Whatever is Lovely, Whatever is True
August 26, 2011
Literature has always held an honored seat in my heart. Thus, I am chagrined when I see the classics of Western culture interspersed with cheap, vulgar titles in mainstream bookstores. How I long to warn unsuspecting buyers that fiction and literature are non-equivalent things.
True literature may be defined as “the best expression of the best thought.” Fine expression characterizes any great writer who has refined his voice, style, and literary devices. A fine thought, on the other hand, is less easy to identify in our tolerant, pluralistic society. For the Christian, however, the difficulty dissolves. The best thoughts have been predetermined:
“Finally, brethren, whatever things are true, whatever things are noble, whatever things are just, whatever things are pure, whatever things are lovely, whatever things are of good report, if there is any virtue and if there is anything praiseworthy – meditate on these things” (Phil. 4:8).
One can imagine a zealous believer adopting extreme measures where fiction is concerned. Her reading material may be restricted to pious novels with sugar-coated heroines (not to mention preachy fathers and suitors, both woefully unpracticed in the art of normal conversation). I suggest that such a course will teach our families and children to loathe books, when they might have learned to enjoy and even seek out the wisdom of the ancient and modern classics.
But, what of the call to purity? my zealous friend asks. Consider a character such as Edward Rochester in that darling of British Literature, Jane Eyre. Rochester’s history is dark. His words are deceptive, his intentions deplorable. Shall we label this as literature?
Acclaimed Southern writer Flannery O’Connor repeatedly delved into the theme of evil in her short stories and novels. In a letter from 1956, she wrote: “I don’t think purity is mere innocence. I don’t think babies and idiots possess it. I take it to be something that comes either with experience or with Grace….” Searching the lives of Abraham and David, or the epistles of the Apostle Paul, we find the true virtue of our faith to be not naïve innocence, but purity.
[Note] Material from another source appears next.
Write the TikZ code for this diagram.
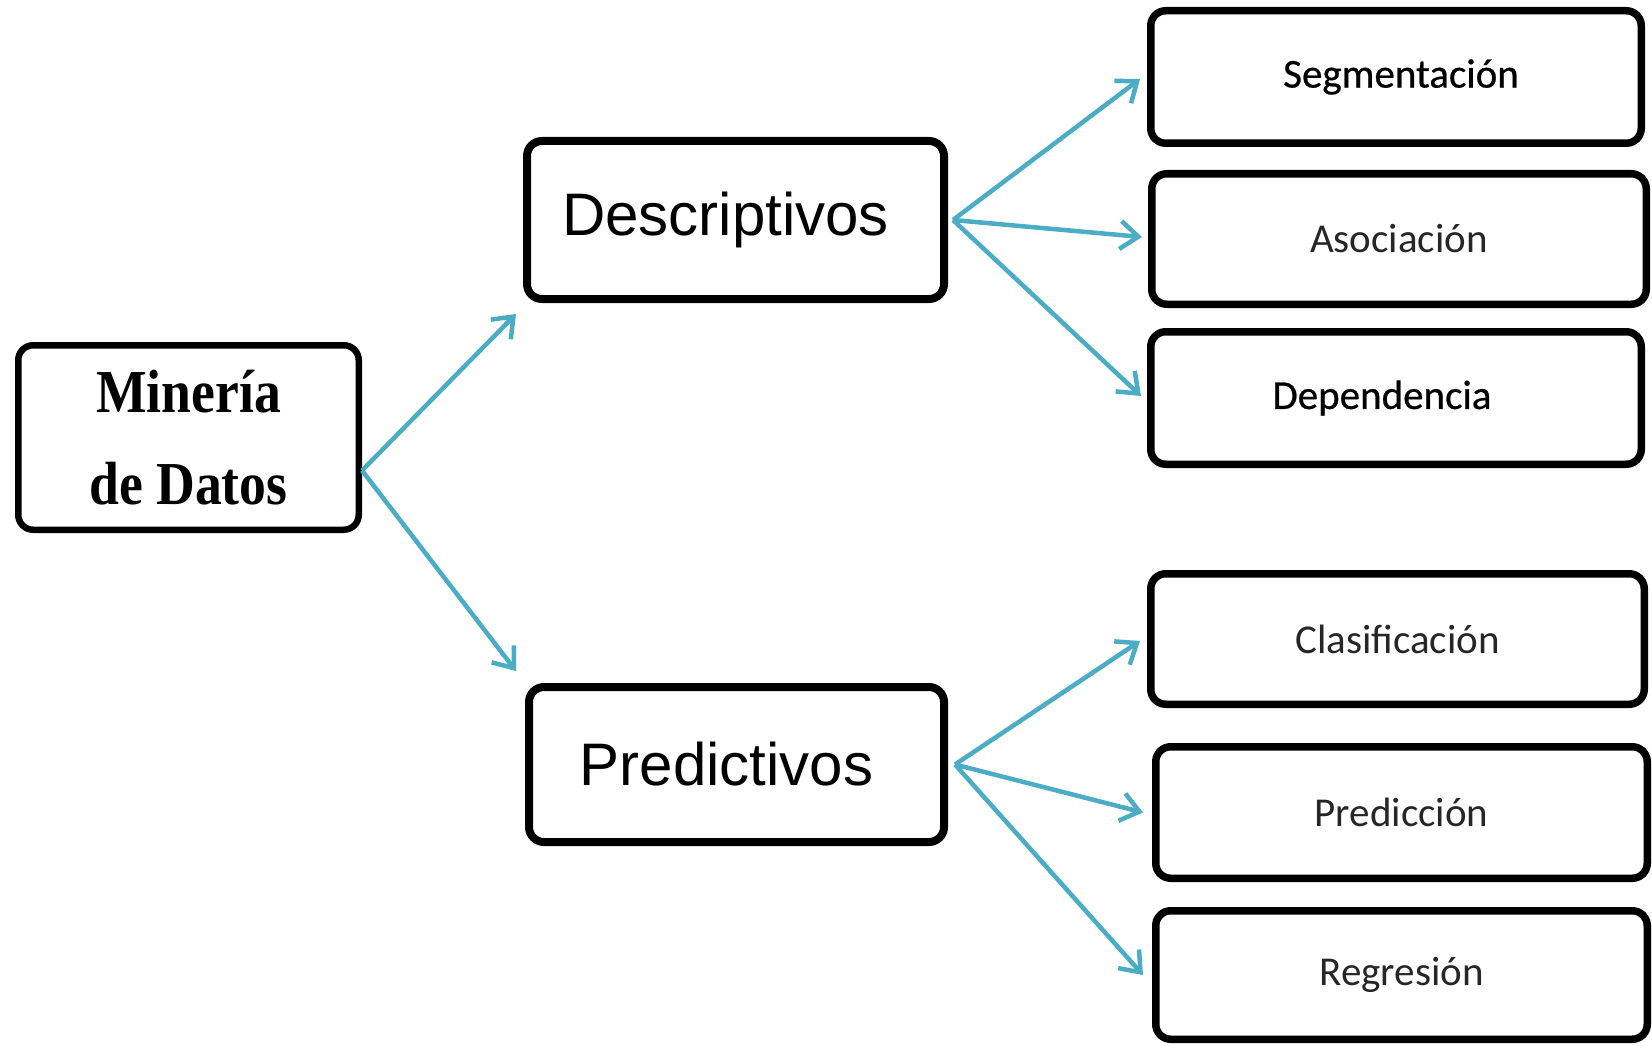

Stories of redemption are the stories worth telling. While shabby fiction glorifies evil in all its shameful aspects, literature portrays fallen and restless mankind – without subjecting the reader to sordid details. Jane Eyre is a praiseworthy tale of the broken made whole. Jane finds purity through experience, for in refusing an illicit proposal she truly bends her desires to a higher will. For Edward, purity comes through the grace which floods his life after his own cunning and strength have failed. May every book we read infuse our lives with such thoughts, and such hope.